Friday, March 29, 2013

Fancy New Keyboard

Dear Nathalie,

This post is more about me than about you.

Because, sometimes, it's important for mommies to think about themselves.

My birthday was yesterday. I turned blankety blank years old. Bleh.

I have a very clear memory of when your grandma turned 30. And then when she turned 40. And then, 50.

I hope that you get to have those memories. I hope they stick. I hope you get more of them than I had.

As I get older, I start to think more and more about my mom as a person. Not as my mom, but as a woman who went through a lot. I think about the struggles she had growing up. I think about the person she became and the life she created for her family.

It's still hard for me to think about your grandma for too long. I still get sad...overwhelmed sometimes with grief. But it is important to keep thinking about her. I have so many of her qualities, both the good and the bad. I have to focus on the bad so I don't repeat some of her mistakes.

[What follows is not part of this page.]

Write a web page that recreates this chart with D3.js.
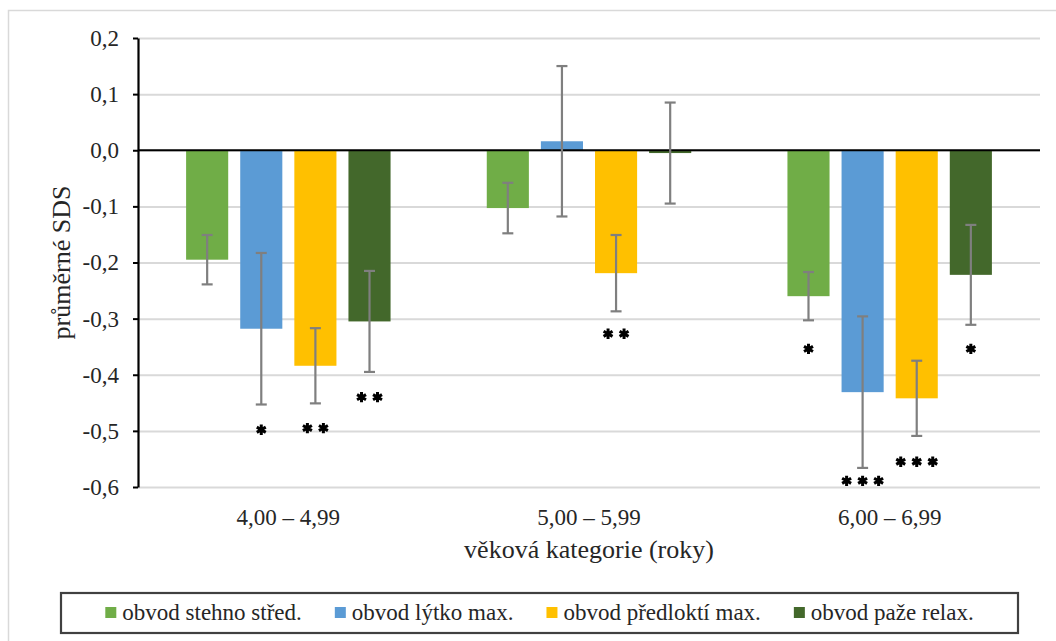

But the good.....I'm so grateful for. The good makes me one kick-ass mom. We have a damn good time.

And that, dear Nathalie, is a memory I hope you hold on to.

Love,
Mom



Thursday, March 7, 2013

Nat v. iPhone

Dear Nathalie,

I saw an article the other day.....something about missing out on a childhood by paying too much attention to your cell phone and not your kids.

Guilty.

So.....I'm changing my ways. It won't be easy....but it's definitely something that needs to happen.

I'm glued to my iPhone. You would think I needed it to breath or something. I'm quite disgusted with myself over it, actually.

My commitment to you is this:
-When you are home with me, the iPhone is on the charging dock. Not in my hands.
-There will be ZERO phone in hand when I'm in the car with you. Not even at stoplights. That is time I have with you to TALK. To be SILLY. To have fun and sing and laugh.
-I will take a few minutes every night I work late to sit with you and talk about your day, even if it's past your bedtime.

It won't be easy, and I'll forget. But I'm going to try very hard. Because really, dear Nathalie, childhood is much to short....and I don't want to miss out on any of it.